start DATA SECTION

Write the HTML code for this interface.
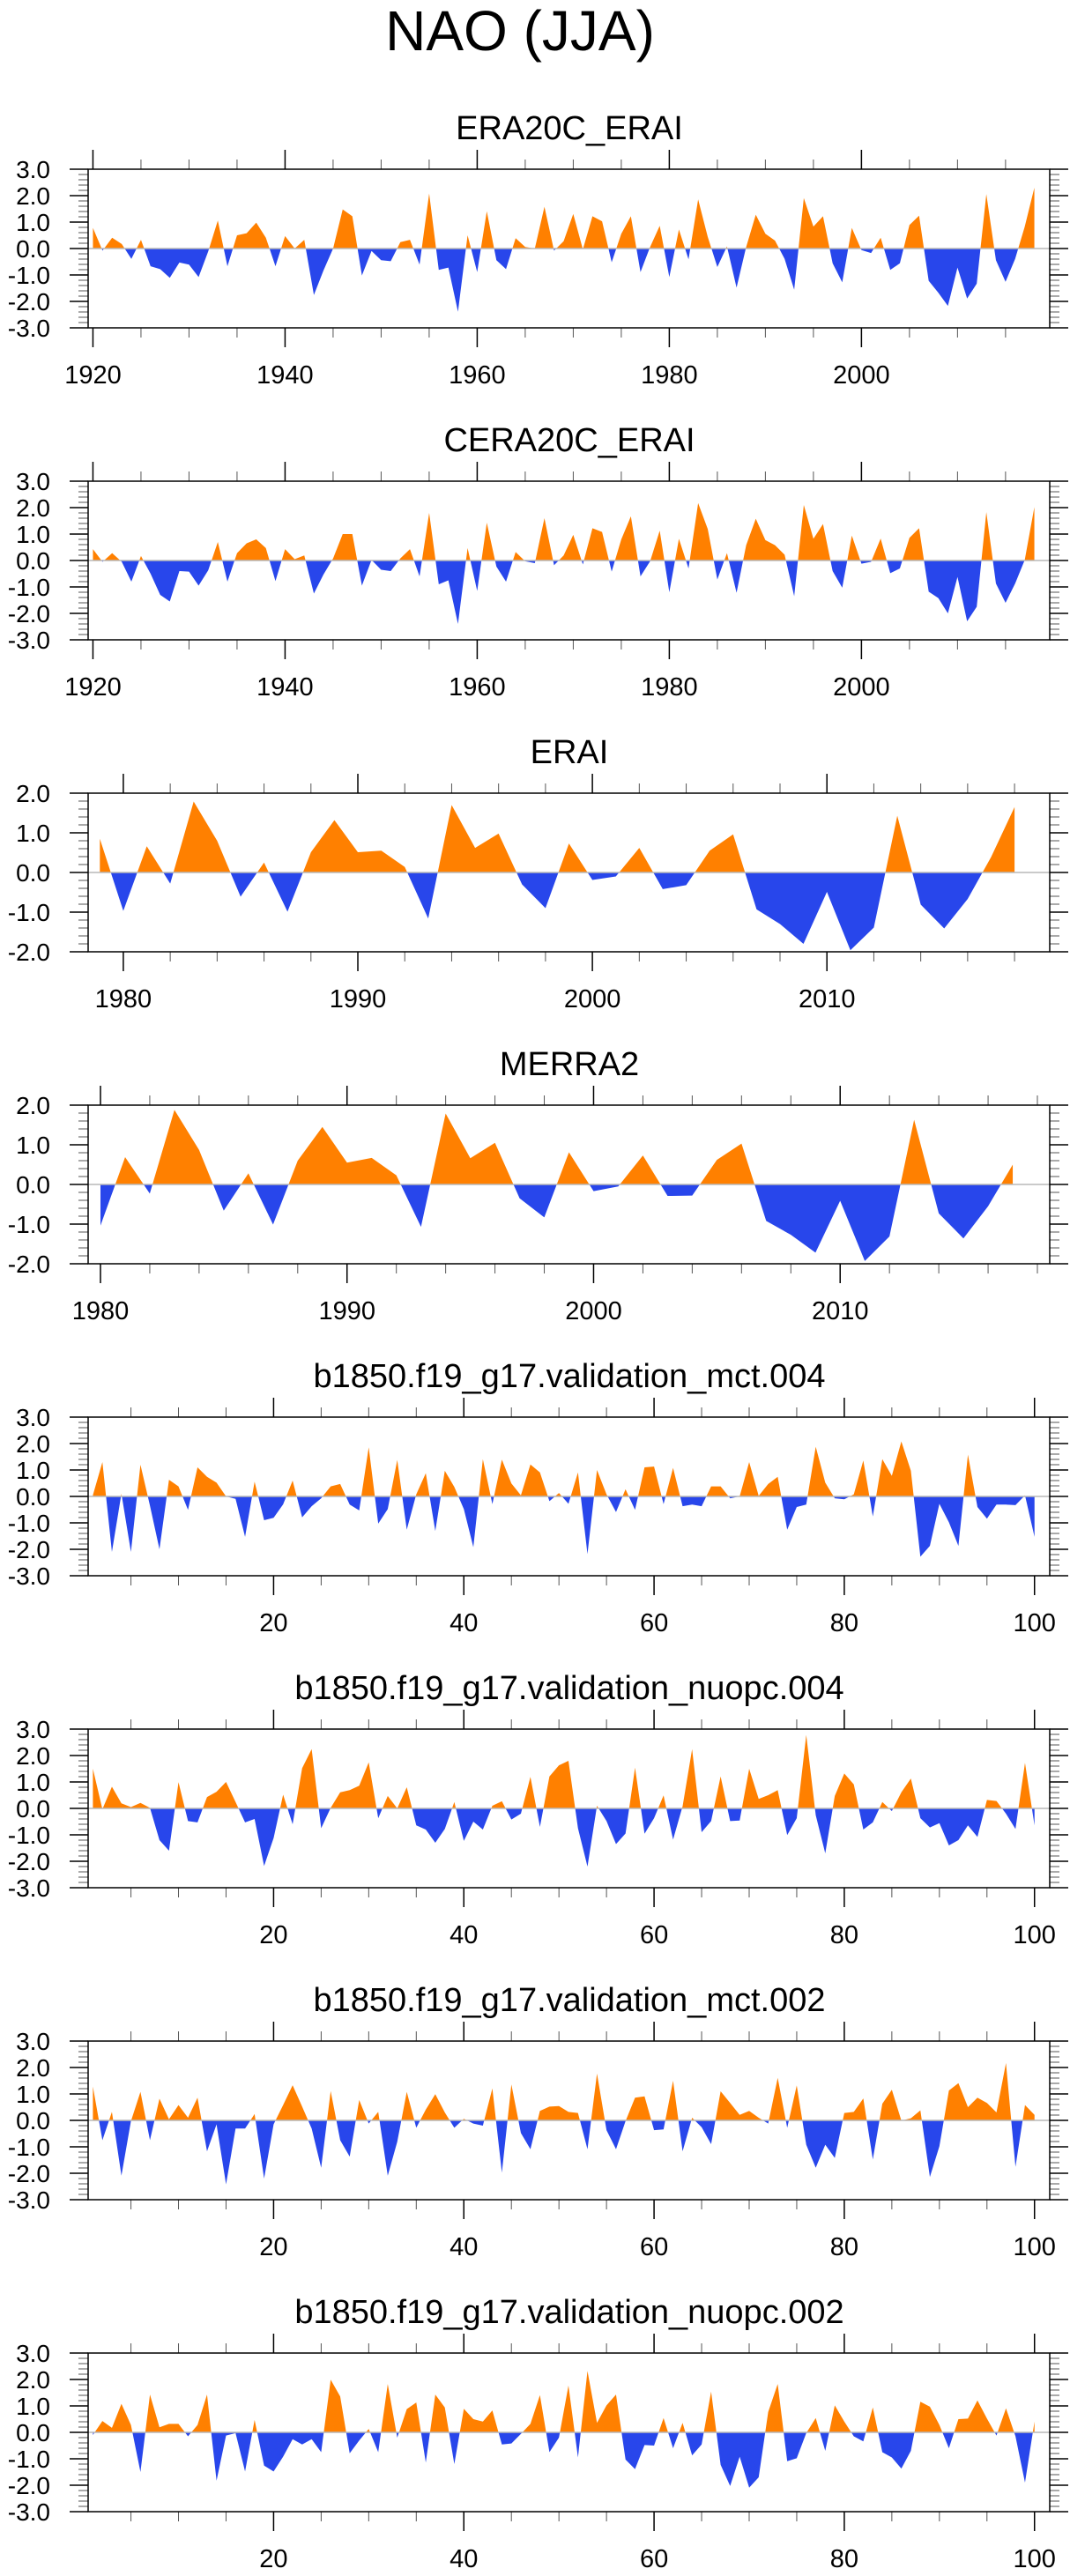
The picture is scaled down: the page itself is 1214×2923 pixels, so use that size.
<!DOCTYPE html>
<html><head><meta charset="utf-8"><title>NAO (JJA)</title>
<style>html,body{margin:0;padding:0;background:#fff;}svg{display:block;font-family:"Liberation Sans",sans-serif;}</style>
</head><body>
<svg id="chart" width="1214" height="2923" viewBox="0 0 1214 2923" xmlns="http://www.w3.org/2000/svg">
<text x="590" y="57" font-size="64" text-anchor="middle">NAO (JJA)</text>
</svg>
<script>
const era20cYears = Array.from({length:99},(_, i)=>1920+i);
const era20cValues = [0.78,-0.08,0.41,0.17,-0.39,0.33,-0.67,-0.78,-1.11,-0.53,-0.61,-1.08,-0.11,1.06,-0.67,0.5,0.58,0.98,0.41,-0.67,0.47,0.0,0.33,-1.76,-0.83,0.0,1.48,1.22,-1.02,-0.09,-0.44,-0.48,0.24,0.33,-0.61,2.08,-0.81,-0.72,-2.39,0.5,-0.89,1.41,-0.44,-0.78,0.39,0.06,0.0,1.58,-0.08,0.28,1.31,-0.03,1.22,1.03,-0.52,0.56,1.22,-0.89,0.06,0.86,-1.08,0.72,-0.41,1.86,0.44,-0.7,0.08,-1.48,0.06,1.28,0.56,0.3,-0.39,-1.56,1.91,0.83,1.22,-0.56,-1.28,0.78,-0.06,-0.17,0.41,-0.81,-0.56,0.89,1.24,-1.22,-1.67,-2.17,-0.72,-1.89,-1.33,2.06,-0.44,-1.26,-0.39,0.83,2.3];
const cera20cYears = Array.from({length:99},(_, i)=>1920+i);
const cera20cValues = [0.43,-0.05,0.28,-0.05,-0.8,0.17,-0.5,-1.3,-1.55,-0.4,-0.42,-0.95,-0.37,0.7,-0.8,0.28,0.65,0.8,0.47,-0.78,0.43,0.05,0.19,-1.25,-0.53,0.08,1.0,1.0,-0.95,0.02,-0.35,-0.4,0.08,0.43,-0.6,1.8,-0.9,-0.75,-2.4,0.47,-1.15,1.43,-0.23,-0.8,0.32,-0.03,-0.1,1.6,-0.18,0.19,0.97,-0.15,1.22,1.08,-0.42,0.8,1.67,-0.6,-0.03,1.13,-1.2,0.82,-0.3,2.17,1.19,-0.72,0.28,-1.22,0.58,1.58,0.77,0.58,0.22,-1.35,2.1,0.82,1.38,-0.4,-1.03,0.94,-0.12,-0.05,0.83,-0.48,-0.3,0.86,1.22,-1.18,-1.42,-2.0,-0.62,-2.3,-1.75,1.83,-0.87,-1.6,-0.87,0.02,2.02];
const eraiYears = Array.from({length:40},(_, i)=>1979+i);
const eraiValues = [0.85,-0.97,0.66,-0.28,1.79,0.8,-0.61,0.25,-0.99,0.51,1.32,0.51,0.55,0.14,-1.16,1.7,0.62,0.98,-0.3,-0.9,0.73,-0.19,-0.1,0.62,-0.42,-0.32,0.55,0.96,-0.93,-1.3,-1.8,-0.49,-1.96,-1.39,1.43,-0.81,-1.41,-0.67,0.39,1.65];
const merra2Years = Array.from({length:38},(_, i)=>1980+i);
const merra2Values = [-1.04,0.69,-0.23,1.88,0.87,-0.66,0.28,-1.01,0.6,1.45,0.55,0.67,0.23,-1.07,1.79,0.66,1.05,-0.35,-0.83,0.81,-0.17,-0.05,0.73,-0.29,-0.28,0.62,1.03,-0.92,-1.27,-1.72,-0.41,-1.93,-1.31,1.63,-0.73,-1.36,-0.55,0.5];
const modelYears = Array.from({length:100},(_, i)=>1+i);
const mct004Values = [0.05,1.3,-2.1,0.1,-2.1,1.2,-0.35,-2.0,0.63,0.38,-0.51,1.1,0.74,0.52,0.0,-0.09,-1.53,0.56,-0.9,-0.81,-0.3,0.6,-0.79,-0.37,-0.07,0.38,0.47,-0.31,-0.53,1.86,-1.03,-0.48,1.38,-1.26,0.08,0.88,-1.31,0.97,0.36,-0.48,-1.92,1.41,-0.29,1.39,0.49,0.04,1.21,0.91,-0.18,0.13,-0.28,0.91,-2.18,1.0,0.08,-0.59,0.27,-0.51,1.1,1.13,-0.29,1.08,-0.37,-0.31,-0.37,0.38,0.38,-0.07,0.0,1.3,0.02,0.47,0.74,-1.26,-0.4,-0.31,1.88,0.52,-0.07,-0.11,0.08,1.36,-0.76,1.41,0.78,2.08,0.97,-2.28,-1.87,-0.28,-0.98,-1.87,1.58,-0.4,-0.84,-0.31,-0.31,-0.33,0.04,-1.53];
const nuopc004Values = [1.5,-0.03,0.82,0.19,0.05,0.21,0.02,-1.2,-1.6,0.99,-0.48,-0.53,0.43,0.63,1.0,0.24,-0.53,-0.4,-2.18,-1.12,0.52,-0.6,1.52,2.24,-0.75,0.02,0.61,0.69,0.86,1.74,-0.37,0.47,0.0,0.8,-0.64,-0.8,-1.3,-0.78,0.24,-1.23,-0.5,-0.8,0.1,0.27,-0.42,-0.2,1.19,-0.7,1.21,1.63,1.8,-0.75,-2.2,0.1,-0.48,-1.35,-0.95,1.54,-0.96,-0.37,0.49,-1.18,0.08,2.24,-0.9,-0.48,1.21,-0.48,-0.46,1.5,0.36,0.5,0.69,-1.01,-0.37,2.78,-0.26,-1.7,0.47,1.32,0.91,-0.8,-0.53,0.24,-0.1,0.61,1.13,-0.37,-0.72,-0.56,-1.4,-1.2,-0.64,-1.08,0.32,0.28,-0.2,-0.78,1.72,-0.64];
const mct002Values = [1.28,-0.75,0.32,-2.09,-0.03,1.08,-0.75,0.82,0.04,0.58,0.1,0.86,-1.17,-0.15,-2.42,-0.31,-0.31,0.24,-2.2,-0.15,0.58,1.33,0.52,-0.31,-1.79,1.11,-0.75,-1.37,0.77,-0.12,0.32,-2.09,-0.81,1.08,-0.28,0.41,0.99,0.3,-0.28,0.06,-0.12,-0.2,1.21,-1.98,1.36,-0.48,-1.09,0.36,0.52,0.54,0.32,0.28,-1.09,1.77,-0.37,-1.09,-0.03,0.86,0.91,-0.37,-0.34,1.5,-1.17,0.1,-0.26,-0.9,1.1,0.66,0.21,0.36,0.1,-0.12,1.61,-0.28,1.32,-0.92,-1.79,-0.92,-1.42,0.28,0.32,0.83,-1.48,0.63,1.16,-0.01,0.08,0.38,-2.14,-0.98,1.13,1.41,0.5,0.86,0.66,0.3,2.17,-1.76,0.58,0.21];
const nuopc002Values = [-0.1,0.43,0.17,1.08,0.28,-1.5,1.43,0.19,0.32,0.32,-0.15,0.28,1.43,-1.83,-0.12,-0.03,-1.48,0.47,-1.26,-1.48,-0.92,-0.26,-0.46,-0.26,-0.75,1.99,1.36,-0.79,-0.31,0.13,-0.75,1.83,-0.2,0.88,1.13,-1.14,1.43,0.94,-1.2,0.89,0.5,0.41,0.83,-0.46,-0.42,-0.06,0.32,1.41,-0.75,-0.2,1.77,-0.95,2.32,0.36,1.02,1.43,-1.03,-1.39,-0.48,-0.5,0.54,-0.6,0.36,-0.87,-0.46,1.54,-1.23,-2.03,-0.92,-2.09,-1.7,0.77,1.83,-1.09,-0.98,-0.03,0.54,-0.7,1.02,0.41,-0.15,-0.34,0.94,-0.75,-0.95,-1.37,-0.7,1.16,0.97,0.28,-0.6,0.5,0.52,1.21,0.52,-0.12,0.91,-0.15,-1.9,0.41];
const yTicks3 = [-3,-2,-1,0,1,2,3];
const yTicks2 = [-2,-1,0,1,2];

const NS = 'http://www.w3.org/2000/svg';
const svg = document.getElementById('chart');
function mk(tag, attrs, parent){ const e=document.createElementNS(NS,tag); for(const k in attrs) e.setAttribute(k,attrs[k]); (parent||svg).appendChild(e); return e; }

const panels = [
 {key:'era20c-erai', title:'ERA20C_ERAI', xs:era20cYears, vs:era20cValues, xmin:1919.5, xmax:2019.6, major:20, minor:5, yt:yTicks3},
 {key:'cera20c-erai', title:'CERA20C_ERAI', xs:cera20cYears, vs:cera20cValues, xmin:1919.5, xmax:2019.6, major:20, minor:5, yt:yTicks3},
 {key:'erai', title:'ERAI', xs:eraiYears, vs:eraiValues, xmin:1978.5, xmax:2019.5, major:10, minor:2, yt:yTicks2},
 {key:'merra2', title:'MERRA2', xs:merra2Years, vs:merra2Values, xmin:1979.5, xmax:2018.5, major:10, minor:2, yt:yTicks2},
 {key:'mct-004', title:'b1850.f19_g17.validation_mct.004', xs:modelYears, vs:mct004Values, xmin:0.5, xmax:101.6, major:20, minor:5, yt:yTicks3},
 {key:'nuopc-004', title:'b1850.f19_g17.validation_nuopc.004', xs:modelYears, vs:nuopc004Values, xmin:0.5, xmax:101.6, major:20, minor:5, yt:yTicks3},
 {key:'mct-002', title:'b1850.f19_g17.validation_mct.002', xs:modelYears, vs:mct002Values, xmin:0.5, xmax:101.6, major:20, minor:5, yt:yTicks3},
 {key:'nuopc-002', title:'b1850.f19_g17.validation_nuopc.002', xs:modelYears, vs:nuopc002Values, xmin:0.5, xmax:101.6, major:20, minor:5, yt:yTicks3}
];

const L=100, R=1191, H=180;
panels.forEach((p, pi)=>{
  const T = 192 + pi*354, B = T+H;
  const ymin=p.yt[0], ymax=p.yt[p.yt.length-1];
  const sx = v => L + (v-p.xmin)/(p.xmax-p.xmin)*(R-L);
  const sy = v => B - (v-ymin)/(ymax-ymin)*H;
  const g = mk('g',{});
  
  
  const t = mk('text',{x:646,y:T-34,'font-size':38,'text-anchor':'middle'},g);
  
  
  t.textContent = p.title;
  const z = sy(0);
  const defs = mk('defs',{},g);
  const cpA = mk('clipPath',{id:'ca'+pi},defs); mk('rect',{x:L,y:T,width:R-L,height:z-T},cpA);
  const cpB = mk('clipPath',{id:'cb'+pi},defs); mk('rect',{x:L,y:z,width:R-L,height:B-z},cpB);
  let d = 'M'+sx(p.xs[0]).toFixed(2)+','+z.toFixed(2);
  p.xs.forEach((x,i)=>{ d += ' L'+sx(x).toFixed(2)+','+sy(p.vs[i]).toFixed(2); });
  d += ' L'+sx(p.xs[p.xs.length-1]).toFixed(2)+','+z.toFixed(2)+' Z';
  const pos = mk('path',{d:d,fill:'#ff8000','clip-path':'url(#ca'+pi+')'},g);
  
  
  const neg = mk('path',{d:d,fill:'#2846eb','clip-path':'url(#cb'+pi+')'},g);
  
  
  const zl = mk('line',{x1:L,x2:R,y1:z,y2:z,stroke:'#b8b8b8','stroke-width':1.5},g);
  
  
  // y ticks
  for(let v=ymin; v<=ymax+1e-9; v+=0.2){
    const y=sy(v); const isMaj = Math.abs(v-Math.round(v))<1e-6;
    const len = isMaj?21:11;
    mk('line',{x1:L-len,x2:L,y1:y,y2:y,stroke:isMaj?'#000':'#555','stroke-width':isMaj?1.5:1},g);
    mk('line',{x1:R,x2:R+len,y1:y,y2:y,stroke:isMaj?'#000':'#555','stroke-width':isMaj?1.5:1},g);
  }
  p.yt.forEach(v=>{
    const tl = mk('text',{x:57,y:sy(v)+10,'font-size':28,'text-anchor':'end'},g);
    
    
    tl.textContent = v.toFixed(1);
  });
  // x ticks
  const start = Math.ceil(p.xmin/p.minor)*p.minor;
  for(let v=start; v<=p.xmax; v+=p.minor){
    const x=sx(v); const isMaj = v%p.major===0;
    const len = isMaj?22:11;
    mk('line',{x1:x,x2:x,y1:T-len,y2:T,stroke:isMaj?'#000':'#555','stroke-width':isMaj?1.5:1},g);
    mk('line',{x1:x,x2:x,y1:B,y2:B+len,stroke:isMaj?'#000':'#555','stroke-width':isMaj?1.5:1},g);
    if(isMaj){
      const xl = mk('text',{x:x,y:B+63,'font-size':29,'text-anchor':'middle'},g);
      
      
      xl.textContent = String(v);
    }
  }
  const fr = mk('rect',{x:L,y:T,width:R-L,height:H,fill:'none',stroke:'#000','stroke-width':1.5},g);
  
  
});
</script>
</body></html>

end DATA SECTION

Locate all lines that include the word "size" and copy them out.

The picture is scaled down: the page itself is 1214×2923 pixels, so use that size.
<text x="590" y="57" font-size="64" text-anchor="middle">NAO (JJA)</text>
  const t = mk('text',{x:646,y:T-34,'font-size':38,'text-anchor':'middle'},g);
    const tl = mk('text',{x:57,y:sy(v)+10,'font-size':28,'text-anchor':'end'},g);
      const xl = mk('text',{x:x,y:B+63,'font-size':29,'text-anchor':'middle'},g);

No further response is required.